Hawks, Lang, Siegel, Tashlin, Fuller, Jerry Lewis…amato/odiato a seconda dei momenti, il cinema americano è parte del Dna dell’opera di Godard, prima nei suoi testi critici e poi intessuto nella filigrana dei suoi film, anche quando ne prendeva le distanze. Il passaggio dall’entusiasmo giovanile alla disillusione è ben illustrato nella cronaca che Sophie Clouzot fece del tour promozionale per l’uscita Usa di La chinoise, organizzato nel 1968 da Richard Leacock e D.H. Pennebaker, che distribuivano il film. Godard aveva accettato di apparire in venti università degli States, portando con sé una copia in 35mm. Le cose iniziarono ad andare male a partire dalla prima tappa, Los Angeles, dove non era mai stato prima e gli studenti lo aspettavano con trepidazione: «Sono perfettamente serio quando dico che, per me e per un numero crescente di giovani con la testa sul collo, Godard è importante quanto Sartre, Hesse e Dostoevskij» scrisse al tempo Gene Youngblood sul «Los Angeles Free Press». Ma, nel racconto di Clouzot (che fungeva da traduttrice), Godard si dimostrava annoiato dalle domande cinefile degli studenti e una tavola rotonda sul tema di Hollywood, organizzata dalla University of Southern California, presenti, insieme a Godard, King Vidor, Roger Corman, Peter Bogdanovich e Samuel Fuller si concluse nel disinteresse reciproco tra il regista francese e gli americani il cui lavoro amava tanto.

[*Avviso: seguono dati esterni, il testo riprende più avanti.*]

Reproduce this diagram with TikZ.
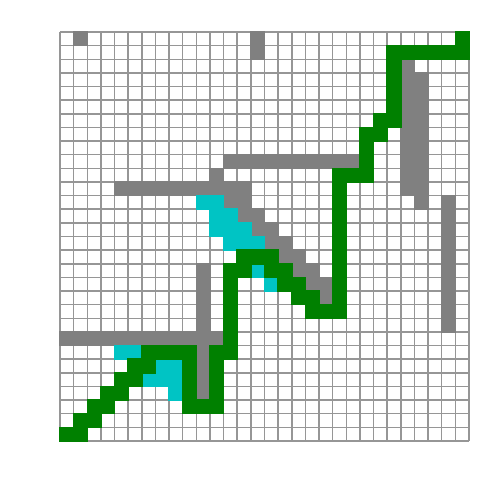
\documentclass[tikz,border=0pt]{standalone}
\definecolor{cellgray}{RGB}{128,128,128}
\definecolor{cellgreen}{RGB}{0,128,0}
\definecolor{cellcyan}{RGB}{0,196,196}
\definecolor{linegray}{RGB}{150,150,150}
\tikzset{
  gridline/.style={draw=linegray,line width=0.75pt},
  graycell/.style={fill=cellgray,draw=cellgray,line width=0.75pt},
  greencell/.style={fill=cellgreen,draw=cellgreen,line width=0.75pt},
  cyancell/.style={fill=cellcyan,draw=cellcyan,line width=0.75pt}
}
\newcommand\cellblock[5]{\path[#1] ({60+13.6333*#2},{32+13.6333*#3}) rectangle ({60+13.6333*(#4+1)},{32+13.6333*(#5+1)});}
\begin{document}
\begin{tikzpicture}[x=0.5pt,y=-0.5pt]
\useasboundingbox[fill=white] (0,0) rectangle (500,496);
% grid
\foreach \i in {0,...,30}{
  \draw[gridline] ({60+13.6333*\i},32) -- ({60+13.6333*\i},441);
  \draw[gridline] (60,{32+13.6333*\i}) -- (469,{32+13.6333*\i});
}
% gray cells
\foreach \a/\b/\c/\d in {1/0/1/0, 14/0/14/1, 25/2/25/11, 26/3/26/12, 28/12/28/21,
  12/9/21/9, 11/10/11/10, 4/11/13/11, 12/12/13/12, 13/13/14/13, 14/14/15/14,
  15/15/16/15, 16/16/17/16, 17/17/18/17, 18/18/19/18, 19/19/19/19,
  10/17/10/26, 0/22/11/22}
  {\cellblock{graycell}{\a}{\b}{\c}{\d}}
% cyan cells
\foreach \a/\b/\c/\d in {10/12/11/12, 11/13/12/13, 11/14/13/14, 12/15/14/15,
  14/17/14/17, 15/18/15/18, 4/23/5/23, 7/24/8/24, 6/25/8/25, 8/26/8/26}
  {\cellblock{cyancell}{\a}{\b}{\c}{\d}}
% green path
\foreach \a/\b/\c/\d in {29/0/29/1, 24/1/29/1, 24/1/24/6, 23/6/23/7, 22/7/22/10,
  20/10/22/10, 20/10/20/20, 18/20/20/20, 17/19/18/19, 16/18/17/18, 15/17/16/17,
  13/16/15/16, 12/17/13/17, 12/17/12/23, 11/23/12/23, 11/23/11/27, 9/27/11/27,
  9/23/9/27, 6/23/9/23, 5/24/6/24, 4/25/5/25, 3/26/4/26, 2/27/3/27, 1/28/2/28,
  0/29/1/29}
  {\cellblock{greencell}{\a}{\b}{\c}{\d}}
\end{tikzpicture}
\end{document}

LE COSE presero un verso migliore durante la visita a Berkeley, dove il corpo studentesco era più politicizzato e di conseguenza lo fu anche la discussione. Ma dopo tappe di un giorno in Texas e Kansas, Godard trovò una scusa per scappare in Francia, tagliando il resto del tour, e riapparì solo alla New York University, in occasione della première. «Non lavorerò mai a Hollywood, non importa quanto mi paghino» commentò rifiutando di leggere la sceneggiatura di un western che gli aveva offerto uno studio. La possibilità di un film americano di Godard si sfiorò solo anni dopo, nel 1980, quando Francis Coppola, che aveva acquistato i General Studios, nel cuore di LA lo invitò a fare parte della factory creativa che stava allestendo, insieme – tra gli altri – a Wenders, Herzog, Syberberg, Gene Kelly e Michael Powell. Le tracce del soggiorno godardiano alla Zoetrope si trovano negli estratti di sceneggiatura che Godard incluse in Jean-Luc Godard: Due o tre cose che so di me – una storia che partiva a Las Vegas, metà poliziesca metà film su un film, con Robert De Niro e Diane Keaton; e in un movimento di macchina (realizzato utilizzando il dolly di One From The Heart, il film che avrebbe dettato la bancarotta della Zoetrope) in Passion, che la Zoetrope distribuì in Usa, come Si salvi chi può (la vita). Il film americano di Godard rimase dunque un miraggio, come il sogno coppoliano di uno studio dentro ma fuori da Hollywood.